(AIM OF THE EXERCISE):
Below is a listing; write it out exactly and drop any images from it.

- - - - -

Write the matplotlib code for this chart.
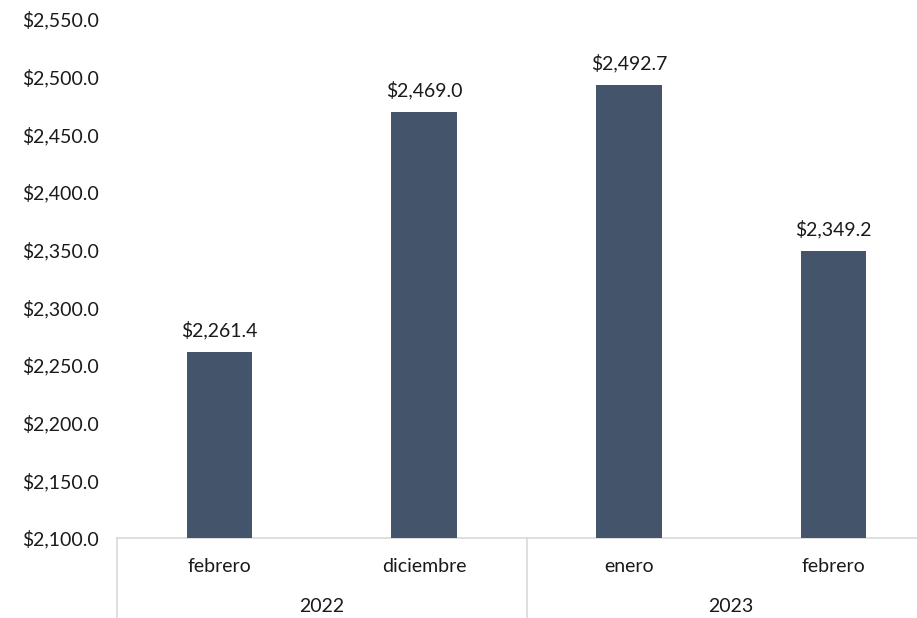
import matplotlib
matplotlib.use("Agg")
import matplotlib.pyplot as plt
from matplotlib.lines import Line2D

months = ["febrero", "diciembre", "enero", "febrero"]
years = ["2022", "2023"]
values = [2261.4, 2469.0, 2492.7, 2349.2]
yticks = [2100, 2150, 2200, 2250, 2300, 2350, 2400, 2450, 2500, 2550]

plt.rcParams['font.family'] = ['Lato', 'DejaVu Sans']
FS = 14
W, H = 917, 618
fig = plt.figure(figsize=(W/100, H/100), dpi=100)
left, right, top, bottom = 117, 936, 19, 538
ax = fig.add_axes([left/W, 1-bottom/H, (right-left)/W, (bottom-top)/H])

color = "#44546A"
x = list(range(len(values)))
ax.bar(x, values, width=0.32, color=color, zorder=3)
for xi, v in zip(x, values):
    ax.text(xi, v + 11, f"${v:,.1f}", ha="center", va="bottom", fontsize=FS, color="#1a1a1a")

ax.set_xlim(-0.5, len(values)-0.5)
ax.set_ylim(2100, 2550)
ax.set_yticks(yticks)
ax.set_yticklabels([f"${t:,.1f}" for t in yticks], fontsize=FS, color="#1a1a1a")
ax.tick_params(axis="y", length=0, pad=13)
ax.set_xticks([])
for s in ["top", "right", "left"]:
    ax.spines[s].set_visible(False)
ax.spines["bottom"].set_color("#d9d9d9")
ax.spines["bottom"].set_linewidth(1.2)

trans = ax.get_xaxis_transform()
axh = bottom - top
for xi, m in zip(x, months):
    ax.text(xi, -(567-bottom)/axh, m, transform=trans, ha="center", va="center", fontsize=FS, color="#1a1a1a")
for i, yr in enumerate(years):
    ax.text(0.5 + 2*i, -(606-bottom)/axh, yr, transform=trans, ha="center", va="center", fontsize=FS, color="#1a1a1a")

for xs in [-0.5, 1.5, 3.5]:
    ax.add_line(Line2D([xs, xs], [0, -(H-bottom+5)/axh], transform=trans, color="#d9d9d9", lw=1.2, clip_on=False))

fig.savefig("out.png", dpi=100)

- - - - -

(THE REPLY):
Write the matplotlib code for this chart.
import matplotlib
matplotlib.use("Agg")
import matplotlib.pyplot as plt
from matplotlib.lines import Line2D

months = ["febrero", "diciembre", "enero", "febrero"]
years = ["2022", "2023"]
values = [2261.4, 2469.0, 2492.7, 2349.2]
yticks = [2100, 2150, 2200, 2250, 2300, 2350, 2400, 2450, 2500, 2550]

plt.rcParams['font.family'] = ['Lato', 'DejaVu Sans']
FS = 14
W, H = 917, 618
fig = plt.figure(figsize=(W/100, H/100), dpi=100)
left, right, top, bottom = 117, 936, 19, 538
ax = fig.add_axes([left/W, 1-bottom/H, (right-left)/W, (bottom-top)/H])

color = "#44546A"
x = list(range(len(values)))
ax.bar(x, values, width=0.32, color=color, zorder=3)
for xi, v in zip(x, values):
    ax.text(xi, v + 11, f"${v:,.1f}", ha="center", va="bottom", fontsize=FS, color="#1a1a1a")

ax.set_xlim(-0.5, len(values)-0.5)
ax.set_ylim(2100, 2550)
ax.set_yticks(yticks)
ax.set_yticklabels([f"${t:,.1f}" for t in yticks], fontsize=FS, color="#1a1a1a")
ax.tick_params(axis="y", length=0, pad=13)
ax.set_xticks([])
for s in ["top", "right", "left"]:
    ax.spines[s].set_visible(False)
ax.spines["bottom"].set_color("#d9d9d9")
ax.spines["bottom"].set_linewidth(1.2)

trans = ax.get_xaxis_transform()
axh = bottom - top
for xi, m in zip(x, months):
    ax.text(xi, -(567-bottom)/axh, m, transform=trans, ha="center", va="center", fontsize=FS, color="#1a1a1a")
for i, yr in enumerate(years):
    ax.text(0.5 + 2*i, -(606-bottom)/axh, yr, transform=trans, ha="center", va="center", fontsize=FS, color="#1a1a1a")

for xs in [-0.5, 1.5, 3.5]:
    ax.add_line(Line2D([xs, xs], [0, -(H-bottom+5)/axh], transform=trans, color="#d9d9d9", lw=1.2, clip_on=False))

fig.savefig("out.png", dpi=100)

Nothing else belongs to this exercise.